▶ [TASK TO CARRY OUT] The data below holds a line containing "Recreate this image" and a line containing "in range(1, 5)])"; please quote exactly those two lines and every line between them, and nothing else.

▶ [INFORMATION GIVEN]
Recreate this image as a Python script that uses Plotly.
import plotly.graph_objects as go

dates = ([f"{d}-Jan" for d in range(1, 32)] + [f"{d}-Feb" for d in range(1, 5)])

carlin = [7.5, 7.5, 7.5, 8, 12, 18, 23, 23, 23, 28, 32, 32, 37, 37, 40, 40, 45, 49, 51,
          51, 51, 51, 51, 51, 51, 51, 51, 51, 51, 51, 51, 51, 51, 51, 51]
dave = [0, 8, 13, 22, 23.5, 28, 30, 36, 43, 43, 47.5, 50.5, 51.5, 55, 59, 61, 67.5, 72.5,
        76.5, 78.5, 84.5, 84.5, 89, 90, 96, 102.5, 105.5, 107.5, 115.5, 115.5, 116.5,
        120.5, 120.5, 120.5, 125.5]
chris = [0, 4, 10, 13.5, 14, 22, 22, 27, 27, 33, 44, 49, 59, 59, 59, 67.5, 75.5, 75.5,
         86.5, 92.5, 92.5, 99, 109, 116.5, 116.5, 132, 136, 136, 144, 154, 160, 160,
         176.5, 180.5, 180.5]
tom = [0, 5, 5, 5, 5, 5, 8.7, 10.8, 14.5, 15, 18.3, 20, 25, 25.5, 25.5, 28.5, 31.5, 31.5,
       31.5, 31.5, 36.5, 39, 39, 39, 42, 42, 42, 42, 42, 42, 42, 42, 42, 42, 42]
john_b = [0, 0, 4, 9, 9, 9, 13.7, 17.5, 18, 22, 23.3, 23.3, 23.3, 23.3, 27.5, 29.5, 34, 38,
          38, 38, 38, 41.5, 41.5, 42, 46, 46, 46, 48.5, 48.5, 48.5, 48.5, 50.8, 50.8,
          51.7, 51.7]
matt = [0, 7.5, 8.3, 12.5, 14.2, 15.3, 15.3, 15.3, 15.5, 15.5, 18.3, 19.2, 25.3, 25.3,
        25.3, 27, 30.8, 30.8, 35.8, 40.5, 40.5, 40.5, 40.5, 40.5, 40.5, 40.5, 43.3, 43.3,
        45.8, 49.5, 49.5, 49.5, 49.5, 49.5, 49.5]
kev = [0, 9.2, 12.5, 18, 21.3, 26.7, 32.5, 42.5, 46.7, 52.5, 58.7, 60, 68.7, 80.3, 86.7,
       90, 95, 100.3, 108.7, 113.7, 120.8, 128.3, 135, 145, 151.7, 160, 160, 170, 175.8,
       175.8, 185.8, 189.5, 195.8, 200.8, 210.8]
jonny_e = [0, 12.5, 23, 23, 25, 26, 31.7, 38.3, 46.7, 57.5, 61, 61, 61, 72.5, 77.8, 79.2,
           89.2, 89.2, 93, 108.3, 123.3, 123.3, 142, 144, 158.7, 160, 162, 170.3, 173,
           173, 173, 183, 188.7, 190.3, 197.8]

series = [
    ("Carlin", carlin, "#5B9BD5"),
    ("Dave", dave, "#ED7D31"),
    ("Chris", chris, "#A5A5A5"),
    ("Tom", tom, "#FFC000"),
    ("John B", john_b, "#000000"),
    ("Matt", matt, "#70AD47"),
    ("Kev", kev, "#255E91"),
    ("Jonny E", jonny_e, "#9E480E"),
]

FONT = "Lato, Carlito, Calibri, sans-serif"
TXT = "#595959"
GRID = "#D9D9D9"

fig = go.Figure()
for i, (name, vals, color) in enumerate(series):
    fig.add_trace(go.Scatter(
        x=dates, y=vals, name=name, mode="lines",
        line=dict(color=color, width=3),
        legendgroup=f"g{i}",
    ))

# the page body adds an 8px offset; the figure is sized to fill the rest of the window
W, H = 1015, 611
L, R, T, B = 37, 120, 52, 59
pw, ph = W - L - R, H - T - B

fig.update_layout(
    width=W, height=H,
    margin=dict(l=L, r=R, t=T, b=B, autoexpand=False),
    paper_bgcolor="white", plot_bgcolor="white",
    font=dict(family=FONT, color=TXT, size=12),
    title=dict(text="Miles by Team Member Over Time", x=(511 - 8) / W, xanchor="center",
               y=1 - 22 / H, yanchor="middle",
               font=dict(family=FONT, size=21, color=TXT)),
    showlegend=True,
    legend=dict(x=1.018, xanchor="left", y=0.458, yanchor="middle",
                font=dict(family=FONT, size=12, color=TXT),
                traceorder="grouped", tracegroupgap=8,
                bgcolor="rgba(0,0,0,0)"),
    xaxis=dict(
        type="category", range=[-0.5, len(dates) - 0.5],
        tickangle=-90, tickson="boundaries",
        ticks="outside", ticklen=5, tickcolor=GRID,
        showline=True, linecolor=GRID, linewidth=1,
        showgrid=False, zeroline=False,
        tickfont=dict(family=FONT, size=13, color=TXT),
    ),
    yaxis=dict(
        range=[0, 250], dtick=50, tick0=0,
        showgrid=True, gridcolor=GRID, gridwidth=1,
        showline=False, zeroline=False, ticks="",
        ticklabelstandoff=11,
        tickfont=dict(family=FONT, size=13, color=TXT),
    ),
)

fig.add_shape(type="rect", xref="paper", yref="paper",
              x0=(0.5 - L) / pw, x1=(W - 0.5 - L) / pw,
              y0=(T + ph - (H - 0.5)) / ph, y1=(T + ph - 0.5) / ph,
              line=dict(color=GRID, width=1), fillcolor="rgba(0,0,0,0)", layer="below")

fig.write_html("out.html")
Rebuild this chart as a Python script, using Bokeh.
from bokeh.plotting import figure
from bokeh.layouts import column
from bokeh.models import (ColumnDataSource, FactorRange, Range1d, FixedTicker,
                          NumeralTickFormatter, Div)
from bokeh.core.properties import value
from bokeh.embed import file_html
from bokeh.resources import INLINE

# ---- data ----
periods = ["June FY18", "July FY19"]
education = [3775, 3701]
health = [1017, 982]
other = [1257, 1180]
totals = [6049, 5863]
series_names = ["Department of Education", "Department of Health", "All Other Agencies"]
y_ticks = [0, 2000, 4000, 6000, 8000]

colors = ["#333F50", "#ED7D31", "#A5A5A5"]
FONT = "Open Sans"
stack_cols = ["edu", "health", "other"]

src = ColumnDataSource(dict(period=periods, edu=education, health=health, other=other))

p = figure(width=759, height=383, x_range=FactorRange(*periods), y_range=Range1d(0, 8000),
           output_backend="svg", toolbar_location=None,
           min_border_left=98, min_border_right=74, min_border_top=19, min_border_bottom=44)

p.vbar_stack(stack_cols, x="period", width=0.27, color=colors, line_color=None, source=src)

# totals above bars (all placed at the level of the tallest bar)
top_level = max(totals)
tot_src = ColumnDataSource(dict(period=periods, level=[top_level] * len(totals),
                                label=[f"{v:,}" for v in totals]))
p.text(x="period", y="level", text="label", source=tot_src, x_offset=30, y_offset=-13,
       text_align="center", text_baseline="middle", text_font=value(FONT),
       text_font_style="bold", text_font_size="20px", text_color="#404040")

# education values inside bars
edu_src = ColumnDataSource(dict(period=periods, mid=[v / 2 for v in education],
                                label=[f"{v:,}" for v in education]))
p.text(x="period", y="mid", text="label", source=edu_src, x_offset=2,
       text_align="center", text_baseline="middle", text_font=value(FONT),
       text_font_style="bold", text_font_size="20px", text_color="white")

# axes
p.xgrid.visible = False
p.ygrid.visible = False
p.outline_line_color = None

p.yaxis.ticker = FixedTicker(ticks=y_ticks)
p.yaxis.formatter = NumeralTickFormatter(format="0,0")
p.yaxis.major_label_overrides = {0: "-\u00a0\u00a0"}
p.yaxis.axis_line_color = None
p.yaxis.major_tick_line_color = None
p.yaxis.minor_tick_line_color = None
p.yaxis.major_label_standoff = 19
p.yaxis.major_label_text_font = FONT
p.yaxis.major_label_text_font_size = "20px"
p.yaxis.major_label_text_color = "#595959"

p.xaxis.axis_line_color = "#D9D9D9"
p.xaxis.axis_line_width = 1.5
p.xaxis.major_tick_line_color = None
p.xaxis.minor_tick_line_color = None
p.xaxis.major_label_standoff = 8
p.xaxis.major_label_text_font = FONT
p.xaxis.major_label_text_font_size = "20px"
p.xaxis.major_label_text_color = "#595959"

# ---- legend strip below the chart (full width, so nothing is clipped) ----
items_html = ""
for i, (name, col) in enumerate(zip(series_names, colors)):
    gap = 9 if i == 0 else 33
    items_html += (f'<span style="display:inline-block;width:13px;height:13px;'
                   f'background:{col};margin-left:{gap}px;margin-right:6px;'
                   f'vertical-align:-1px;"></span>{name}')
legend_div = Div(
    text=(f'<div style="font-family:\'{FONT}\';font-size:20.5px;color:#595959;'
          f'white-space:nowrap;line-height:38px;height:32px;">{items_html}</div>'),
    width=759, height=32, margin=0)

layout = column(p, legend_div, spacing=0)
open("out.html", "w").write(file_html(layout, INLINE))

--

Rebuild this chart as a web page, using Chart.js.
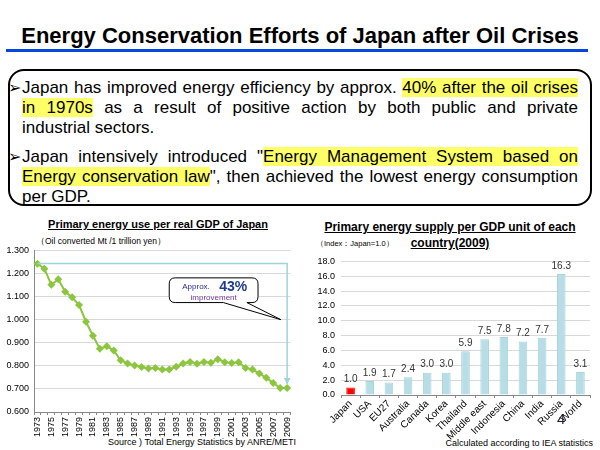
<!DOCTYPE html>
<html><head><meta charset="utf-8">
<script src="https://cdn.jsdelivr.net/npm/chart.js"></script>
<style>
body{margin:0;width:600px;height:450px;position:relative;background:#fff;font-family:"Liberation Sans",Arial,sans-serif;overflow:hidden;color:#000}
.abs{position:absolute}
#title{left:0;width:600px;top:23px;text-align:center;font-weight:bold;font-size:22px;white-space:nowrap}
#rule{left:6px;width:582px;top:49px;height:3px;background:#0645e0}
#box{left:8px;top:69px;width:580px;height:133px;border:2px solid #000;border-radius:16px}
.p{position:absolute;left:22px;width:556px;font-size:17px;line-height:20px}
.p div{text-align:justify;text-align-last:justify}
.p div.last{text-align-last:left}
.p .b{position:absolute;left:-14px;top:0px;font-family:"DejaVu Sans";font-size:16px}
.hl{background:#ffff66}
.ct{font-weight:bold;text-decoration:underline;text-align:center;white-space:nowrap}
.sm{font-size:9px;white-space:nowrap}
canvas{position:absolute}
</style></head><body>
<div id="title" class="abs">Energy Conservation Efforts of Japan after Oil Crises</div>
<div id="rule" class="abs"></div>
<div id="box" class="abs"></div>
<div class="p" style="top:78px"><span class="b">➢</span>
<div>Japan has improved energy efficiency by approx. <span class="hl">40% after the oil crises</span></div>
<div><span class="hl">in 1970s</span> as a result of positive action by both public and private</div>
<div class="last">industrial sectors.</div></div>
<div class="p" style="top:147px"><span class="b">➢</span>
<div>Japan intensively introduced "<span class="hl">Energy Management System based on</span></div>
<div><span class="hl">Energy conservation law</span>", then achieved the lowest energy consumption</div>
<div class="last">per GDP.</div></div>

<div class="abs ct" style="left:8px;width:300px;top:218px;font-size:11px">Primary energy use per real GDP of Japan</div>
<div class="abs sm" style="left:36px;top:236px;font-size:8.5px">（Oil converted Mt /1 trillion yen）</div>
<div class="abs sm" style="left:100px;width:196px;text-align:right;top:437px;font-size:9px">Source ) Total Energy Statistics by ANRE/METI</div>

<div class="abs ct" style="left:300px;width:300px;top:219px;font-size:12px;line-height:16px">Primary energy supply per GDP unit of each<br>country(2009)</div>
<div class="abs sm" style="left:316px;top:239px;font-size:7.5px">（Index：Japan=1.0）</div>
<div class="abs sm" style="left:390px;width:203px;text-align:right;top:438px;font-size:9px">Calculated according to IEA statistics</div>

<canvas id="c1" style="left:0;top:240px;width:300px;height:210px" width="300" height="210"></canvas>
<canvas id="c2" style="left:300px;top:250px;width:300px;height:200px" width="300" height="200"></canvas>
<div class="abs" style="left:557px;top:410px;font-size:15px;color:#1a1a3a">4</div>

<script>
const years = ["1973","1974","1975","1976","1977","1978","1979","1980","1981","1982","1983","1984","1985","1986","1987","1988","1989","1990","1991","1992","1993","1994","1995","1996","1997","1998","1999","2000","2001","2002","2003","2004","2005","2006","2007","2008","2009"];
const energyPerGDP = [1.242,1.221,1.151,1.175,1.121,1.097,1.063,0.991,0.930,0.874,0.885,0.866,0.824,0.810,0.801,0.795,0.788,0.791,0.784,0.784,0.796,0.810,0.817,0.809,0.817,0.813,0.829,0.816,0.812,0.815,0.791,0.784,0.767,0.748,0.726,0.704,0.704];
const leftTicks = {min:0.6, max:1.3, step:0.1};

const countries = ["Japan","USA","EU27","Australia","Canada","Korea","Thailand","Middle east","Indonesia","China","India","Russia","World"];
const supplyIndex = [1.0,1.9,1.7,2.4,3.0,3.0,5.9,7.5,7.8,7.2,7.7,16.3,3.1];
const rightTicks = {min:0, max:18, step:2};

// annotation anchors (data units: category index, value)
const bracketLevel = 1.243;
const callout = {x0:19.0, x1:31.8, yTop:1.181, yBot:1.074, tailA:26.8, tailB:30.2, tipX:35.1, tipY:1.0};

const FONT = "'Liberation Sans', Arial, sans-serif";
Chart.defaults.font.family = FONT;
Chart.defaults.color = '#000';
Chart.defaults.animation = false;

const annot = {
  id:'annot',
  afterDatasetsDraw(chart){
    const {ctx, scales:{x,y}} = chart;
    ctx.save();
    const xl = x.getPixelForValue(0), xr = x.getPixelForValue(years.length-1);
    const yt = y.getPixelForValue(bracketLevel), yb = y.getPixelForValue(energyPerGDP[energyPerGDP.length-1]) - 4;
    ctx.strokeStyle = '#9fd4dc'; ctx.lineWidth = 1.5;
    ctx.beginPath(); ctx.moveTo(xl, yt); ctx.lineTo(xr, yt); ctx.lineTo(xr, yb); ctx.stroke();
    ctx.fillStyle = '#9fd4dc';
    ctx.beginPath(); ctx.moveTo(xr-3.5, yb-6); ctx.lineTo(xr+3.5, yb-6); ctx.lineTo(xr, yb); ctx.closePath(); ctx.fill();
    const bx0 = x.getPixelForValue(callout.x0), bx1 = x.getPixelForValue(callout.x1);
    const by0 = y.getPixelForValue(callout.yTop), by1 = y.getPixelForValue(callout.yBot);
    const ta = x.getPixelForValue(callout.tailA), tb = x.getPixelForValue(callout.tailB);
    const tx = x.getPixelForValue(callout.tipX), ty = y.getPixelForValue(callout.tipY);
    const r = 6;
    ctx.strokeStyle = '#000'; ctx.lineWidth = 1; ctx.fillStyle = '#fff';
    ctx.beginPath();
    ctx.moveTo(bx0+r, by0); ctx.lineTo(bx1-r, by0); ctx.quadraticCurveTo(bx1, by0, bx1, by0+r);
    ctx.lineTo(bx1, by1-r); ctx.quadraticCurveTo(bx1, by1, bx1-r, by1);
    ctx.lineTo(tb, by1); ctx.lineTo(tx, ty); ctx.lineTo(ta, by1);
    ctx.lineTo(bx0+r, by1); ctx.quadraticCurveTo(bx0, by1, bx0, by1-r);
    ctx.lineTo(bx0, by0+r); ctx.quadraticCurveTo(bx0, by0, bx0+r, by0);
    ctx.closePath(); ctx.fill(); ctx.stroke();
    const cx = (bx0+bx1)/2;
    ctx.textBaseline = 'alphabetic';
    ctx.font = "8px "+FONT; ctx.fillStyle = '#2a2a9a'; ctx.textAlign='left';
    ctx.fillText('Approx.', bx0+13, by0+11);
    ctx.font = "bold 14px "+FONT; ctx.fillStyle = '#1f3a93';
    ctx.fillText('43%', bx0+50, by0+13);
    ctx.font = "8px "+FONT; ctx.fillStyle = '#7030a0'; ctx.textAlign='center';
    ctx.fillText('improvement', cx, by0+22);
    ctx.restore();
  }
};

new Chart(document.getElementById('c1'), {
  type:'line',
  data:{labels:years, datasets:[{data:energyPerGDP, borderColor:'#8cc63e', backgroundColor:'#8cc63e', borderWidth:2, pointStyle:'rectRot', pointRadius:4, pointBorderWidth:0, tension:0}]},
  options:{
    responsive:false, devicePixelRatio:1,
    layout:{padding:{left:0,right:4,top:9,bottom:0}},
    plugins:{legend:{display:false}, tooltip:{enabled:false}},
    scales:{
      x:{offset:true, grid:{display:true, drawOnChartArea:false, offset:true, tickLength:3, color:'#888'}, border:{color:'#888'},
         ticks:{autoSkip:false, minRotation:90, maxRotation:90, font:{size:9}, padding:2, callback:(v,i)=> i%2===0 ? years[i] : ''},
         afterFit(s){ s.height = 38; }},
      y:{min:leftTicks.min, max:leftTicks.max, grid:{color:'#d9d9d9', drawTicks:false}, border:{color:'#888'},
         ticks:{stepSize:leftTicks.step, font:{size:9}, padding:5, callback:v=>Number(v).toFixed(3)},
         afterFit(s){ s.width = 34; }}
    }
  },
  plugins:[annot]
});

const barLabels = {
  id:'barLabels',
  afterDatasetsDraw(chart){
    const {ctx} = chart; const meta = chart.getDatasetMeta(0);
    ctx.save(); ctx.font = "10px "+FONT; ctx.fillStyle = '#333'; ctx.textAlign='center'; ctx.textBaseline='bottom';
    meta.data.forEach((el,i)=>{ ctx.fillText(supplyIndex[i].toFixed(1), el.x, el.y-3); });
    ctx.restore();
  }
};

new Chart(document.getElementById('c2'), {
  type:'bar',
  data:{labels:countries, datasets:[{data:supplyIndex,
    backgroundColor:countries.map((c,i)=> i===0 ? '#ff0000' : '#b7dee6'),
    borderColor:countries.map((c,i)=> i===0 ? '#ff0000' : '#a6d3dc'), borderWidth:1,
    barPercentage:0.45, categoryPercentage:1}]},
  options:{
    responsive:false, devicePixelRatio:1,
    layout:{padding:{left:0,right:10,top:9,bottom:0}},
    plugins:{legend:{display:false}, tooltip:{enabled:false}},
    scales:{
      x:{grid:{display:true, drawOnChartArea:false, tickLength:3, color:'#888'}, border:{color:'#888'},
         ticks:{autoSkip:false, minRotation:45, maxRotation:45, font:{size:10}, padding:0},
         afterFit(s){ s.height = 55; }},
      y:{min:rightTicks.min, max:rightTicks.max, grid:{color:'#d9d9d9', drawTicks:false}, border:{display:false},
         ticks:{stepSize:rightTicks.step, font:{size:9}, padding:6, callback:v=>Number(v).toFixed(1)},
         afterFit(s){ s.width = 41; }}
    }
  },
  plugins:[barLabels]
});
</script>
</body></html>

--

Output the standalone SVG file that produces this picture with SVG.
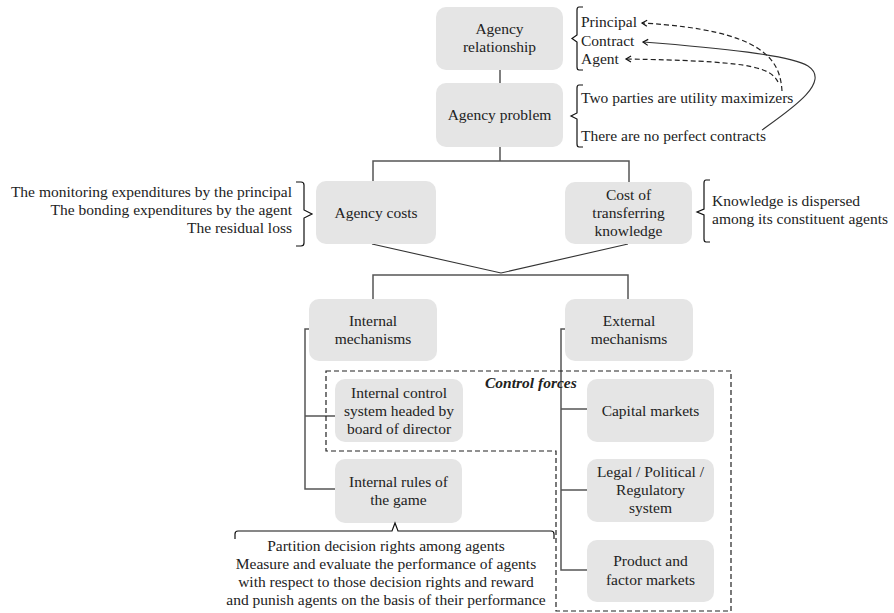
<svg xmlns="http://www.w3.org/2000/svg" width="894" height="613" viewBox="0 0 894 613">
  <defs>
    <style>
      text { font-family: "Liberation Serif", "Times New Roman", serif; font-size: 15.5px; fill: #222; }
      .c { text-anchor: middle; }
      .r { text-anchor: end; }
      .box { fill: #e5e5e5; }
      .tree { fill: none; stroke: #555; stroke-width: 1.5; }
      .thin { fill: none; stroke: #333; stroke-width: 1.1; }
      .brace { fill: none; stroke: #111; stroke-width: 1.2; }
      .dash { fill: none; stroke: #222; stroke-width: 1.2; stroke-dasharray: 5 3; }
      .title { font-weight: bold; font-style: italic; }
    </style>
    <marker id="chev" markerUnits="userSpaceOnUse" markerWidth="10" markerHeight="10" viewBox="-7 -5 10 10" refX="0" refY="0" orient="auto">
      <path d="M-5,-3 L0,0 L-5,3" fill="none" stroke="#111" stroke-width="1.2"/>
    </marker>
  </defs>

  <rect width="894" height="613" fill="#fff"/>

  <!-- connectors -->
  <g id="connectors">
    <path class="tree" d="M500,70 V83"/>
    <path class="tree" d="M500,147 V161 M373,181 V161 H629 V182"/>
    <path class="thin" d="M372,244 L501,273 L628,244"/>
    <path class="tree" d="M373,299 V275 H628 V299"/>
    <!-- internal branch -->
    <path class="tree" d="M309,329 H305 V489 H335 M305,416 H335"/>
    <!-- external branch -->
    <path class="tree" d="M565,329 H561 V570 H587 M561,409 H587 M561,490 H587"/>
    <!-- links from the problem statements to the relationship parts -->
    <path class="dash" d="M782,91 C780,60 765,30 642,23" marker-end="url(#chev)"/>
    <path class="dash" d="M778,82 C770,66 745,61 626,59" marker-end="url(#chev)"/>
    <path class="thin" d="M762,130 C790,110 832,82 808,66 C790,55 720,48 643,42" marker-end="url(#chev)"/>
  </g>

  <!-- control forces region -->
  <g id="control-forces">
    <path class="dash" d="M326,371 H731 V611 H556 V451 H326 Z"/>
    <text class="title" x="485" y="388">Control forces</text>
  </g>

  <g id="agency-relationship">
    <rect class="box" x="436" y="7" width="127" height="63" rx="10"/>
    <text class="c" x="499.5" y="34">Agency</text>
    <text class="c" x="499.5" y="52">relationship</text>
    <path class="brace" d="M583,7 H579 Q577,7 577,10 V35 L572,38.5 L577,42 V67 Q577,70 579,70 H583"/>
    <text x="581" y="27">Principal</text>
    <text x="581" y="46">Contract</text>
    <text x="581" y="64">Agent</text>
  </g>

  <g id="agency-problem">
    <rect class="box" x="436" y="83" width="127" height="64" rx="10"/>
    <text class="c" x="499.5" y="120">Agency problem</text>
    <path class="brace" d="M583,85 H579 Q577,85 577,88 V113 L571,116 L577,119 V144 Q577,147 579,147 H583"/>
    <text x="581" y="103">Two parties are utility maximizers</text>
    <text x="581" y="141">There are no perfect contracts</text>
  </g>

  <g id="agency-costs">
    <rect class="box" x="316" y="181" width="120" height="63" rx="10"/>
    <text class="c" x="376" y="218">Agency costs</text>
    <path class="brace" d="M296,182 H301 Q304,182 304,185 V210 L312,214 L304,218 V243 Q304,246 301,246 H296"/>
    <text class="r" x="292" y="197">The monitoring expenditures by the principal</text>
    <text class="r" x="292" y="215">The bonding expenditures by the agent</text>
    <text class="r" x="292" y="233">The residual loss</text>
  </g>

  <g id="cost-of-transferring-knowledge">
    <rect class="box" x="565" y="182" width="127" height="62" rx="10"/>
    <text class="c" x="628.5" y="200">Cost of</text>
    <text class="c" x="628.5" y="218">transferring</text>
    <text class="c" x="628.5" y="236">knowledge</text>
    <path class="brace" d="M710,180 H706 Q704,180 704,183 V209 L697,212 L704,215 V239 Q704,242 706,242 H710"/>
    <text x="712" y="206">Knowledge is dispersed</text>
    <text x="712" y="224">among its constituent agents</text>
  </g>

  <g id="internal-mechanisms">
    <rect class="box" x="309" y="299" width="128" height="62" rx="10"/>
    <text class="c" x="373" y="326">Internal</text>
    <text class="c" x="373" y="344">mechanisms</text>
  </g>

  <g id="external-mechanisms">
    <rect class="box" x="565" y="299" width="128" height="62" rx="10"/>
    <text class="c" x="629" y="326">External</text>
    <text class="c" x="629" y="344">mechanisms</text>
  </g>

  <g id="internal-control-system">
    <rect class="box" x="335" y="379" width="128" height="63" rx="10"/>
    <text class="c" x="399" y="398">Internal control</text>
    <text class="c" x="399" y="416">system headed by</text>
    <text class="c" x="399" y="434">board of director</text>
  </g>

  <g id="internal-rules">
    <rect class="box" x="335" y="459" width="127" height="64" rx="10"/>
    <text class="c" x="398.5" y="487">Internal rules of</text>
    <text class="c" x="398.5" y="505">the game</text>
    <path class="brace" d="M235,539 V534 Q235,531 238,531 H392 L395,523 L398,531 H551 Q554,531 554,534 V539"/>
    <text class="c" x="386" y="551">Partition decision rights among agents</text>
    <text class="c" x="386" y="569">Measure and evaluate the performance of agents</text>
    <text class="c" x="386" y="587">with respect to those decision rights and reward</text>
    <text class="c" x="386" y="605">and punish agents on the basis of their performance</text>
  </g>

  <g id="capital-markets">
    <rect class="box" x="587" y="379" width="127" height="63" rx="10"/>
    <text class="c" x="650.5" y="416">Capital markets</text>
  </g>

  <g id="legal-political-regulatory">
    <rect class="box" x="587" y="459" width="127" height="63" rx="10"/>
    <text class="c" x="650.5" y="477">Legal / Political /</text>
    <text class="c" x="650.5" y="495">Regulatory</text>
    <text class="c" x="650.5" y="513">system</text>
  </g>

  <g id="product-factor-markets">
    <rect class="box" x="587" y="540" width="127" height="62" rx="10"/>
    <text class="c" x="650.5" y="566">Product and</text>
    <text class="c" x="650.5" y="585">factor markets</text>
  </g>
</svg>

▶ [OUTPUT BELOW]
Recreate this image as a Python script that uses Plotly.
import plotly.graph_objects as go

dates = ([f"{d}-Jan" for d in range(1, 32)] + [f"{d}-Feb" for d in range(1, 5)])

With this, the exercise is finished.